Though Cabin Fever, House of 1,000 Corpses and 28 Days Later all harken back and pay homage to the classics of the genre, they are also quite rewarding films in their own right. Sure they celebrate the tradition of savage 1970s cinema, but more to the point, these three directors have utilized the format to comment intelligently on today's zeitgeist. Cabin Fever deals explicitly with the fear of disease and infection, a hot topic after the Anthrax mail attacks of 2001 and fears about biological weapons. How would you treat your girlfriend, Roth's movie asks, if she were infected with a flesh-eating virus? At the same time, the film serves as a conscious metaphor for our worrisome Homeland (In)Security. Here, contaminated water passed along by rotting pipes and decaying infrastructure is carted off to be consumed as expensive bottled water.

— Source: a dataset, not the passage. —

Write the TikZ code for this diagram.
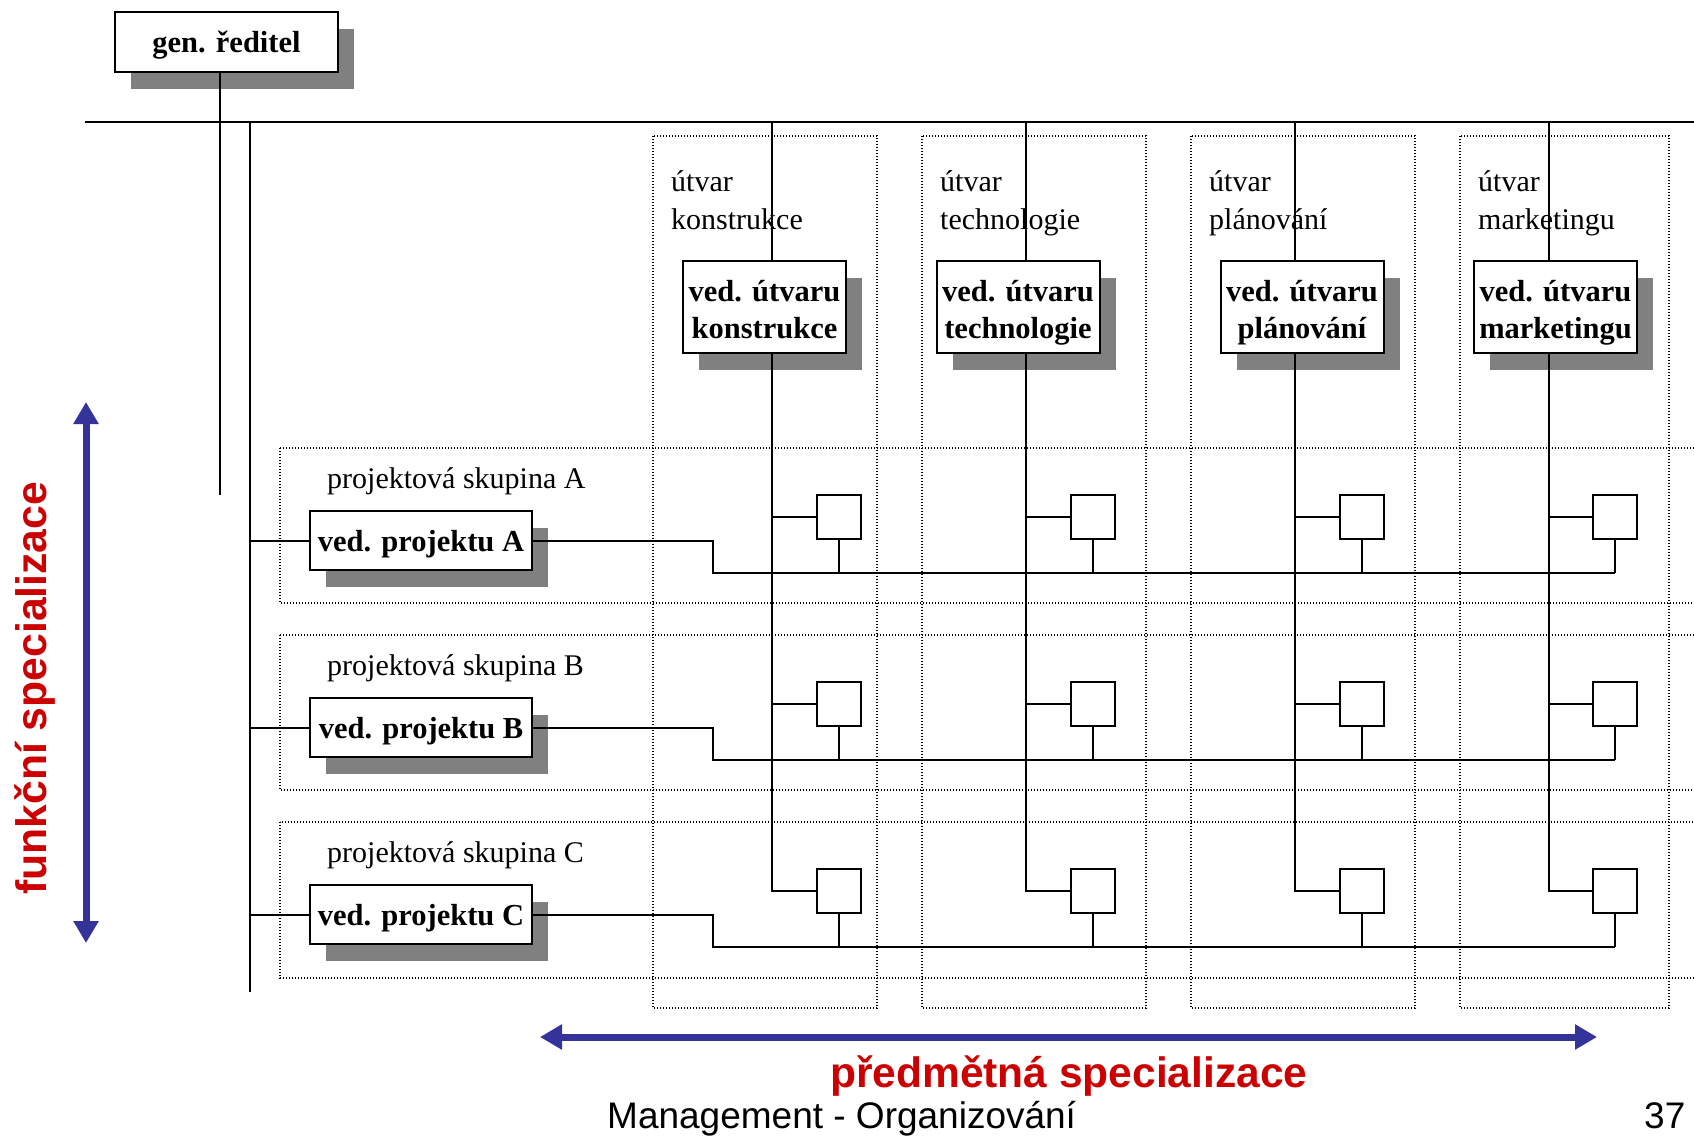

It's a sick and clever joke, yet it's also a swipe at current bureaucratic failures.

Similarly, House of 1,000 Corpses is a relevant film because, like The Texas Chain Saw Massacre, it serves as an allegory an American foreign entanglements. A so-called primitive enemy (like the Viet Cong, the Taliban, or the Fedayeen), lives in underground caves and tunnels, only to pop up and kill civilians and policemen in a series of terrorist-style attacks. There's even a scene where these horror "terrorists" attack a car on the move (like a caravan in Baghdad). The bad guys are defined as warriors by the fact that they wear camouflage in this scene, not unlike military combatants.

28 Days Later deals with a host of conspicuously contemporary issues, from fear of disease to a crisis in principled leadership. Taken together, these films are a blast of commentary about current issues cloaked within the "safe" (and unnoticed) parameters of horror. They fall into the great tradition established by genre heroes like Craven, Hooper and Romero, and are all worthwhile films. If there is any weakness in the bunch, it's during the first thirty minutes of Zombie's House, wherein some of the editing looks like it was achieved with dull scissors. But with these homages all doing very well financially, one has to wonder if other young filmmakers will pick up on the style of the two-remaining 1970s horror masters. I'd love to see a really good anti-science/fear of reproduction film in the Cronenberg vein of Shivers (1975), or an anti-rational meditation on evil like John Carpenter's Halloween (1978) and The Fog (1980).

But then, I wouldn't want to devour all my tricks and treats on one Halloween, would I?